From the May 20, 1966 edition of the Gazette:
Many artists who think the Vineyard beautiful paint pictures and take them away, leaving nothing behind. But there is one artist in Vineyard Haven whose creations remain. This artist is Petronio Ortiz, whose many signs decorate this Island from Gay Head to Edgartown.
When he is left to his own devices, his signs enhance the natural scene with a gay colonial touch of straight lines, and simplicity.
“The customer is always right” plays no part in Mr. Ortiz’s scheme of things. If the customer is not right, he tries to make him right, and if that does not work, then the consumer must go elsewhere to have his sign made. Through the years Mr. Ortiz has had a lot of calls for neon signs, and to each request he explains that this Island does not have to meet the competition of the cities, nor does it have the glare of bright lights which would obscure a small painted sign.
Most of the time he convinces the customer, and at a probable financial loss to himself, has saved the Vineyard from the wild contorted glare of flashing, winking, bubbling lights of a much misplaced man-made aurora borealis.
Mr. Ortiz says that he has made practically every sign in Edgartown, trying to keep each as colonial as possible. The Country Store, Hall’s, Stinchfield’s, Rosemarie Bouden’s, and the new Mercier’s market signs are all his. Some were started from scratch, and on others he has used symbols or trademarks already in use by the shop.

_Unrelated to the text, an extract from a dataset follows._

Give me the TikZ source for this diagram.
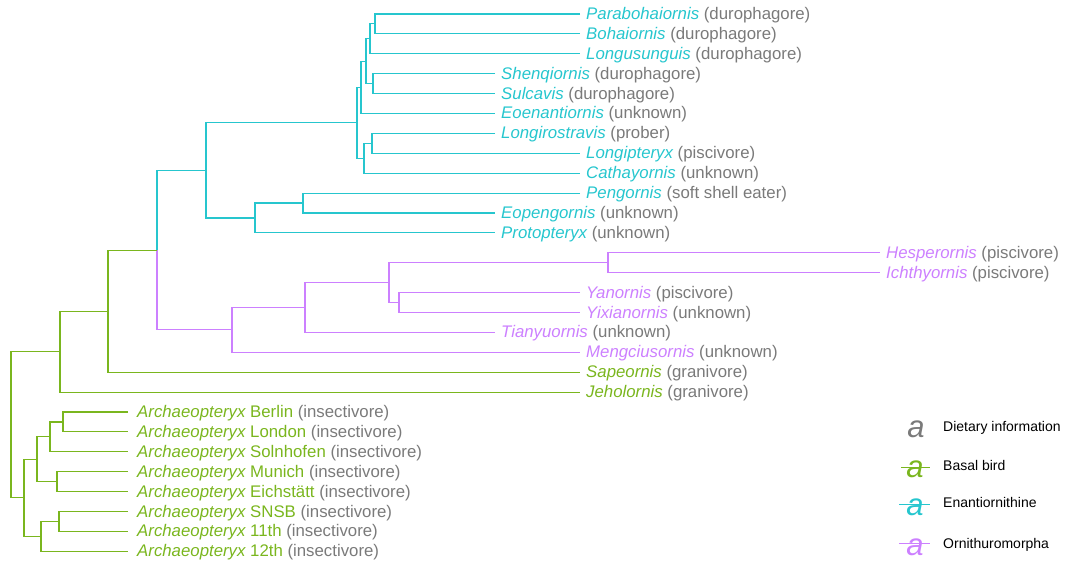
\documentclass[tikz,border=0pt]{standalone}
\usepackage{fontspec}
\setmainfont{Liberation Sans}
\usetikzlibrary{calc}
\definecolor{enc}{RGB}{38,198,206}
\definecolor{orc}{RGB}{204,128,255}
\definecolor{bac}{RGB}{122,182,30}
\definecolor{dic}{RGB}{122,122,122}
\newcommand\taxlab[3]{{\color{#1}\itshape #2}\ {\color{dic}#3}}
\begin{document}
\begin{tikzpicture}[x=1pt,y=-1pt,
  br/.style={line width=1.1pt, line join=miter},
  enl/.style={br, draw=enc},
  orl/.style={br, draw=orc},
  bal/.style={br, draw=bac},
  lab/.style={anchor=base west, inner sep=0pt, font=\fontsize{16.8}{18}\selectfont},
  lega/.style={anchor=base, inner sep=0pt, font=\fontsize{31}{34}\selectfont\itshape},
  legt/.style={anchor=base west, inner sep=0pt, font=\fontsize{14}{16}\selectfont, text=black},
  legs/.style={line width=1.1pt}]
\useasboundingbox (0,0) rectangle (1065,564);
% tips
\coordinate (t1) at (580,14);
\coordinate (t2) at (580,33.9);
\coordinate (t3) at (580,53.8);
\coordinate (t4) at (495,73.7);
\coordinate (t5) at (495,93.6);
\coordinate (t6) at (495,113.5);
\coordinate (t7) at (495,133.4);
\coordinate (t8) at (580,153.3);
\coordinate (t9) at (580,173.2);
\coordinate (t10) at (580,193.1);
\coordinate (t11) at (495,213.0);
\coordinate (t12) at (495,232.9);
\coordinate (t13) at (880,252.8);
\coordinate (t14) at (880,272.7);
\coordinate (t15) at (580,292.6);
\coordinate (t16) at (580,312.5);
\coordinate (t17) at (495,332.4);
\coordinate (t18) at (580,352.3);
\coordinate (t19) at (580,372.2);
\coordinate (t20) at (580,392.1);
\coordinate (t21) at (128,412.0);
\coordinate (t22) at (128,431.9);
\coordinate (t23) at (128,451.8);
\coordinate (t24) at (128,471.7);
\coordinate (t25) at (128,491.6);
\coordinate (t26) at (128,511.5);
\coordinate (t27) at (128,531.4);
\coordinate (t28) at (128,551.3);
% internal nodes
\coordinate (nA) at (375,23.95);
\coordinate (nB) at (370,38.88);
\coordinate (nC) at (373,83.65);
\coordinate (nD) at (366,61.26);
\coordinate (nE) at (361,87.38);
\coordinate (nF) at (372,143.35);
\coordinate (nG) at (364,158.28);
\coordinate (nH) at (357,122.83);
\coordinate (nI) at (303,203.05);
\coordinate (nJ) at (255,217.98);
\coordinate (nK) at (206,170.4);
\coordinate (nL) at (608,262.75);
\coordinate (nM) at (399,302.55);
\coordinate (nN) at (389,282.65);
\coordinate (nO) at (305,307.53);
\coordinate (nP) at (232,329.9);
\coordinate (nQ) at (157,250.15);
\coordinate (nR) at (108,311.18);
\coordinate (nS) at (60,351.64);
\coordinate (a1) at (63,421.95);
\coordinate (a2) at (50,436.88);
\coordinate (a3) at (57,481.65);
\coordinate (a4) at (37,459.26);
\coordinate (a5) at (59,521.45);
\coordinate (a6) at (41,536.38);
\coordinate (a7) at (24,497.82);
\coordinate (root) at (11,424.73);
% Enantiornithines
\draw[enl] (t1) -| (nA) |- (t2);
\draw[enl] (nA) -| (nB) |- (t3);
\draw[enl] (t4) -| (nC) |- (t5);
\draw[enl] (nB) -| (nD) |- (nC);
\draw[enl] (nD) -| (nE) |- (t6);
\draw[enl] (t7) -| (nF) |- (t8);
\draw[enl] (nF) -| (nG) |- (t9);
\draw[enl] (nE) -| (nH) |- (nG);
\draw[enl] (t10) -| (nI) |- (t11);
\draw[enl] (nI) -| (nJ) |- (t12);
\draw[enl] (nH) -| (nK) |- (nJ);
\draw[enl] (nK) -| (nQ);
% Ornithuromorpha
\draw[orl] (nQ) |- (nP);
\draw[orl] (t13) -| (nL) |- (t14);
\draw[orl] (t15) -| (nM) |- (t16);
\draw[orl] (nL) -| (nN) |- (nM);
\draw[orl] (nN) -| (nO) |- (t17);
\draw[orl] (nO) -| (nP) |- (t18);
% basal birds
\draw[bal] (nQ) -| (nR) |- (t19);
\draw[bal] (nR) -| (nS) |- (t20);
\draw[bal] (nS) -| (root) |- (a7);
\draw[bal] (a4) -| (a7) |- (a6);
\draw[bal] (a2) -| (a4) |- (a3);
\draw[bal] (a1) -| (a2) |- (t23);
\draw[bal] (t21) -| (a1) |- (t22);
\draw[bal] (t24) -| (a3) |- (t25);
\draw[bal] (a5) -| (a6) |- (t28);
\draw[bal] (t26) -| (a5) |- (t27);
% labels
\node[lab] (l1) at ($(t1)+(6,5.5)$) {\taxlab{enc}{Parabohaiornis}{(durophagore)}};
\node[lab] (l2) at ($(t2)+(6,5.5)$) {\taxlab{enc}{Bohaiornis}{(durophagore)}};
\node[lab] (l3) at ($(t3)+(6,5.5)$) {\taxlab{enc}{Longusunguis}{(durophagore)}};
\node[lab] (l4) at ($(t4)+(6,5.5)$) {\taxlab{enc}{Shenqiornis}{(durophagore)}};
\node[lab] (l5) at ($(t5)+(6,5.5)$) {\taxlab{enc}{Sulcavis}{(durophagore)}};
\node[lab] (l6) at ($(t6)+(6,5.5)$) {\taxlab{enc}{Eoenantiornis}{(unknown)}};
\node[lab] (l7) at ($(t7)+(6,5.5)$) {\taxlab{enc}{Longirostravis}{(prober)}};
\node[lab] (l8) at ($(t8)+(6,5.5)$) {\taxlab{enc}{Longipteryx}{(piscivore)}};
\node[lab] (l9) at ($(t9)+(6,5.5)$) {\taxlab{enc}{Cathayornis}{(unknown)}};
\node[lab] (l10) at ($(t10)+(6,5.5)$) {\taxlab{enc}{Pengornis}{(soft shell eater)}};
\node[lab] (l11) at ($(t11)+(6,5.5)$) {\taxlab{enc}{Eopengornis}{(unknown)}};
\node[lab] (l12) at ($(t12)+(6,5.5)$) {\taxlab{enc}{Protopteryx}{(unknown)}};
\node[lab] (l13) at ($(t13)+(6,5.5)$) {\taxlab{orc}{Hesperornis}{(piscivore)}};
\node[lab] (l14) at ($(t14)+(6,5.5)$) {\taxlab{orc}{Ichthyornis}{(piscivore)}};
\node[lab] (l15) at ($(t15)+(6,5.5)$) {\taxlab{orc}{Yanornis}{(piscivore)}};
\node[lab] (l16) at ($(t16)+(6,5.5)$) {\taxlab{orc}{Yixianornis}{(unknown)}};
\node[lab] (l17) at ($(t17)+(6,5.5)$) {\taxlab{orc}{Tianyuornis}{(unknown)}};
\node[lab] (l18) at ($(t18)+(6,5.5)$) {\taxlab{orc}{Mengciusornis}{(unknown)}};
\node[lab] (l19) at ($(t19)+(6,5.5)$) {\taxlab{bac}{Sapeornis}{(granivore)}};
\node[lab] (l20) at ($(t20)+(6,5.5)$) {\taxlab{bac}{Jeholornis}{(granivore)}};
\node[lab] (l21) at ($(t21)+(9,5.5)$) {\taxlab{bac}{Archaeopteryx}{{\color{bac}Berlin} (insectivore)}};
\node[lab] (l22) at ($(t22)+(9,5.5)$) {\taxlab{bac}{Archaeopteryx}{{\color{bac}London} (insectivore)}};
\node[lab] (l23) at ($(t23)+(9,5.5)$) {\taxlab{bac}{Archaeopteryx}{{\color{bac}Solnhofen} (insectivore)}};
\node[lab] (l24) at ($(t24)+(9,5.5)$) {\taxlab{bac}{Archaeopteryx}{{\color{bac}Munich} (insectivore)}};
\node[lab] (l25) at ($(t25)+(9,5.5)$) {\taxlab{bac}{Archaeopteryx}{{\color{bac}Eichstätt} (insectivore)}};
\node[lab] (l26) at ($(t26)+(9,5.5)$) {\taxlab{bac}{Archaeopteryx}{{\color{bac}SNSB} (insectivore)}};
\node[lab] (l27) at ($(t27)+(9,5.5)$) {\taxlab{bac}{Archaeopteryx}{{\color{bac}11th} (insectivore)}};
\node[lab] (l28) at ($(t28)+(9,5.5)$) {\taxlab{bac}{Archaeopteryx}{{\color{bac}12th} (insectivore)}};
% legend
\node[lega, text=dic] (g1) at (916,437) {a};
\node[legt] (g1t) at (943,431.7) {Dietary information};
\node[lega, text=bac] (g2) at (915,477.5) {a};
\node[legt] (g2t) at (943,470) {Basal bird};
\coordinate (s2a) at (901,467.7); \coordinate (s2b) at (930,467.7);
\draw[legs, bac] (s2a) -- (s2b);
\node[lega, text=enc] (g3) at (915,515.5) {a};
\node[legt] (g3t) at (943,507.7) {Enantiornithine};
\coordinate (s3a) at (899,504.5); \coordinate (s3b) at (930,504.5);
\draw[legs, enc] (s3a) -- (s3b);
\node[lega, text=orc] (g4) at (915,555.5) {a};
\node[legt] (g4t) at (943,548) {Ornithuromorpha};
\coordinate (s4a) at (899,543.5); \coordinate (s4b) at (930,543.5);
\draw[legs, orc] (s4a) -- (s4b);
\end{tikzpicture}
\end{document}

Mr. Ortiz has his workshop in the cellar of his house on State Road in Vineyard Haven, and here, amid the curios, the clutter and the oil burner, he designs, fashions, and refurbishes signs. And what a tremendous number of them there are! Of course there are the familiar signs, such as the blue and gold sign with its crossed burgees of the Vineyard Haven Yacht Club, and the black and white Shetland Shop sign with its small metal horse on top, but there are also a hundred and one signs that direct, demand and encourage, such as Slow, No Wake. No Trespassing, or Rooms.
Most signs in Vineyard Haven have also been done by Mr. Ortiz, and he has just finished one for the Martha’s Vineyard Cooperative Bank. Previously the bank had a small lighted sign, but he suggested that a colonial type would look better. With the help of Leland W. Renear who possibly was motivated by the Ford Motor Company’s shield, the new sign now swings from its bracket with style and simplicity, and at little cost to the bank.
A new shop Exclusively Yours is opening on the Island this summer and Mr. Ortiz is now working on its sign. The board is cut to look like a flapping dress label and will have blue stitches around the edge to further this illusion.
A nasty sign to make was the one for the new furniture store in Oak Bluffs, thirty-two feet long and Mr. Ortiz’s shop is not, so it had to be made in pieces.
Another project carried on in the Ortiz cellar is silk-screening. Through no conscious planning of his own, this has now become the mainstay of his business. It all started about three years ago when Woodchips in Vineyard Haven approached Mr. Ortiz and asked how much it would cost to have him paint some words on materials. When he replied “three cents,” the inquirers were flabbergasted and in disbelief requested a sample. This was the beginning of many creative ideas and uses for silk-screening which Mr. Ortiz seems to be putting out at an uncanny rate. There are lobster bibs made of mattress ticking on which he prints a large red lobster, there are waxers filled with bayberry each with a different colonial design, there are samples of cross-stitch with temperance signs and Charles W. Morgan designs, and so it goes in an unending array of ideas.
Among his latest successes are silhouettes of old cars, weather vanes, and whaling scenes. These are in small black frames, and on a recent selling trip to the Cape every shop he visited placed an order.
This aspect of his silk-screening was started with a collection of Island scenes which Mr. Ortiz sells only through the Island Craft Shop, of which he is president.
The art of silk-screening had been learned somewhere along the road to success, as a means of lettering. Lettering in itself has been a trade since, along with sign painting Mr. Ortiz paints letters on trucks and boats, driving over to Norton and Easterbrooks’ in Edgartown, where he has neatly lettered and re-lettered the names on most of the town’s fleet.
Mr. Ortiz seems to be up to his neck in things to do, orders to fill, signs to refurbish, scenes for the Craft Shop, silhouettes for the stores on the Cape, and silk-screening for Woodchips. He’s leaving himself no time to get to work on one of his real loves, oil painting, which he does as well as he does everything else. But it appears that Mr. Ortiz is not too concerned with all the work ahead of him, because as he said, “At least, I have enjoyed doing it.”